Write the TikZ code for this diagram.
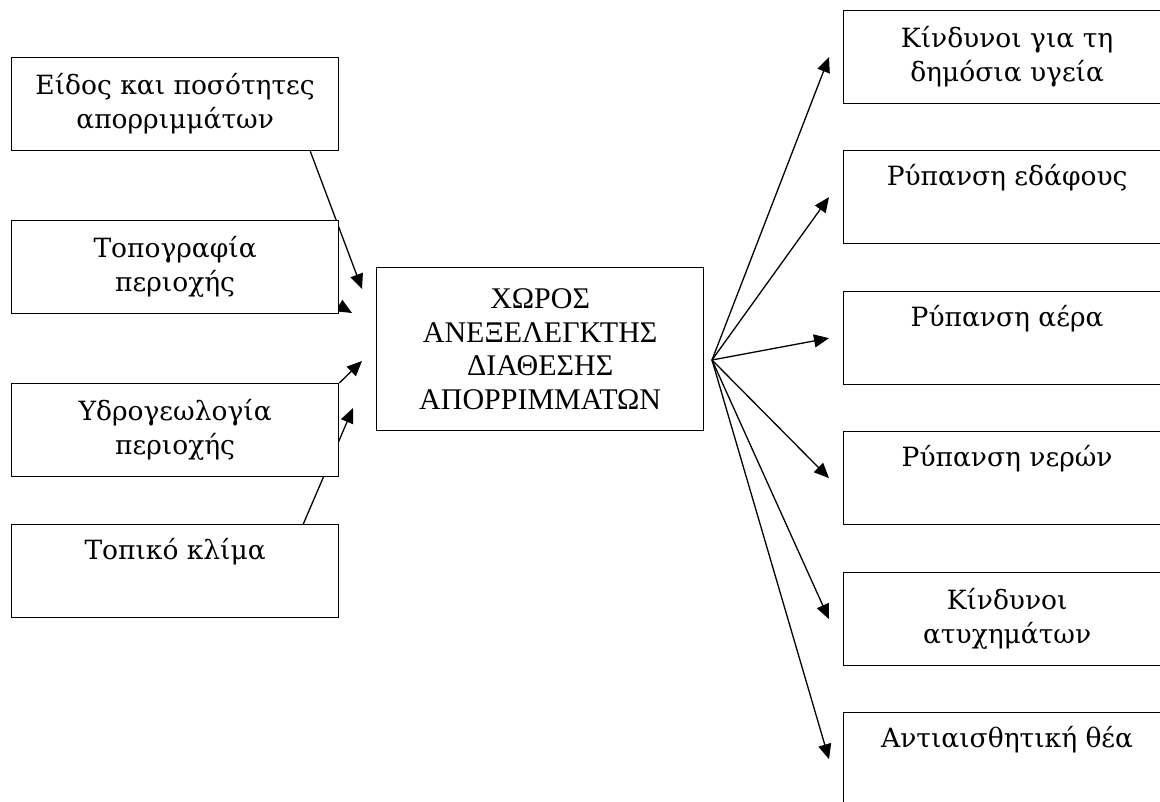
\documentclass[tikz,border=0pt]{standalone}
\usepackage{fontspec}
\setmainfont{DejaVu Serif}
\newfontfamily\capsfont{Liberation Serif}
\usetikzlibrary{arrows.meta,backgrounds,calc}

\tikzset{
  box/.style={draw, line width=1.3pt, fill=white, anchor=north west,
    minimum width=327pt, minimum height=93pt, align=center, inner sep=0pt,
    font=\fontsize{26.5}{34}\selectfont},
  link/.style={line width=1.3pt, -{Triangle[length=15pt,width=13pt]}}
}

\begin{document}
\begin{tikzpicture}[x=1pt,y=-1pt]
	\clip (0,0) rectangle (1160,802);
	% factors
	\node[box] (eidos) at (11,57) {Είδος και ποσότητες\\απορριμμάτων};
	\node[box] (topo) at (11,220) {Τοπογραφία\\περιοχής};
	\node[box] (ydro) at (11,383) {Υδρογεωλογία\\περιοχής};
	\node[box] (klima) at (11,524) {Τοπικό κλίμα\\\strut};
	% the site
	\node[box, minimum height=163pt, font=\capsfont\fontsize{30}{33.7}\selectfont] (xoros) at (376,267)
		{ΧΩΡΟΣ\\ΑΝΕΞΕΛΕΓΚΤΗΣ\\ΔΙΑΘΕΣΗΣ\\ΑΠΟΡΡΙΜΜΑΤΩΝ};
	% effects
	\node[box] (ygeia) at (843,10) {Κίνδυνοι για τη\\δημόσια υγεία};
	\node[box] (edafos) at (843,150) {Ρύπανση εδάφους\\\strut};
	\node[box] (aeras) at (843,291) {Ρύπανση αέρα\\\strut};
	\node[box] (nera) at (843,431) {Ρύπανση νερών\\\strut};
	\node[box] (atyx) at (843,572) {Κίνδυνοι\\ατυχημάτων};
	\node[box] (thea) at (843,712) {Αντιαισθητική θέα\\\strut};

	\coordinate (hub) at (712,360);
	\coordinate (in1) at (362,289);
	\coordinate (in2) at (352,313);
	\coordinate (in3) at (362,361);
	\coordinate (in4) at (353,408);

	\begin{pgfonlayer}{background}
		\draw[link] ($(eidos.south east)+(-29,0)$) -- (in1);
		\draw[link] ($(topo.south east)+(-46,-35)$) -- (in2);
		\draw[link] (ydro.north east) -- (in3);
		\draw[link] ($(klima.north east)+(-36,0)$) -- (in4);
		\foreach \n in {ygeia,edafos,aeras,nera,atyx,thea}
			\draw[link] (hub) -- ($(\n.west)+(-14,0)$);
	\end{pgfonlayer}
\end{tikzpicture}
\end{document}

* * *

• Problem description
Repeat the material above in full and exactly, omitting the pictures.

• Task output
Write the TikZ code for this diagram.
\documentclass[tikz,border=0pt]{standalone}
\usepackage{fontspec}
\setmainfont{DejaVu Serif}
\newfontfamily\capsfont{Liberation Serif}
\usetikzlibrary{arrows.meta,backgrounds,calc}

\tikzset{
  box/.style={draw, line width=1.3pt, fill=white, anchor=north west,
    minimum width=327pt, minimum height=93pt, align=center, inner sep=0pt,
    font=\fontsize{26.5}{34}\selectfont},
  link/.style={line width=1.3pt, -{Triangle[length=15pt,width=13pt]}}
}

\begin{document}
\begin{tikzpicture}[x=1pt,y=-1pt]
	\clip (0,0) rectangle (1160,802);
	% factors
	\node[box] (eidos) at (11,57) {Είδος και ποσότητες\\απορριμμάτων};
	\node[box] (topo) at (11,220) {Τοπογραφία\\περιοχής};
	\node[box] (ydro) at (11,383) {Υδρογεωλογία\\περιοχής};
	\node[box] (klima) at (11,524) {Τοπικό κλίμα\\\strut};
	% the site
	\node[box, minimum height=163pt, font=\capsfont\fontsize{30}{33.7}\selectfont] (xoros) at (376,267)
		{ΧΩΡΟΣ\\ΑΝΕΞΕΛΕΓΚΤΗΣ\\ΔΙΑΘΕΣΗΣ\\ΑΠΟΡΡΙΜΜΑΤΩΝ};
	% effects
	\node[box] (ygeia) at (843,10) {Κίνδυνοι για τη\\δημόσια υγεία};
	\node[box] (edafos) at (843,150) {Ρύπανση εδάφους\\\strut};
	\node[box] (aeras) at (843,291) {Ρύπανση αέρα\\\strut};
	\node[box] (nera) at (843,431) {Ρύπανση νερών\\\strut};
	\node[box] (atyx) at (843,572) {Κίνδυνοι\\ατυχημάτων};
	\node[box] (thea) at (843,712) {Αντιαισθητική θέα\\\strut};

	\coordinate (hub) at (712,360);
	\coordinate (in1) at (362,289);
	\coordinate (in2) at (352,313);
	\coordinate (in3) at (362,361);
	\coordinate (in4) at (353,408);

	\begin{pgfonlayer}{background}
		\draw[link] ($(eidos.south east)+(-29,0)$) -- (in1);
		\draw[link] ($(topo.south east)+(-46,-35)$) -- (in2);
		\draw[link] (ydro.north east) -- (in3);
		\draw[link] ($(klima.north east)+(-36,0)$) -- (in4);
		\foreach \n in {ygeia,edafos,aeras,nera,atyx,thea}
			\draw[link] (hub) -- ($(\n.west)+(-14,0)$);
	\end{pgfonlayer}
\end{tikzpicture}
\end{document}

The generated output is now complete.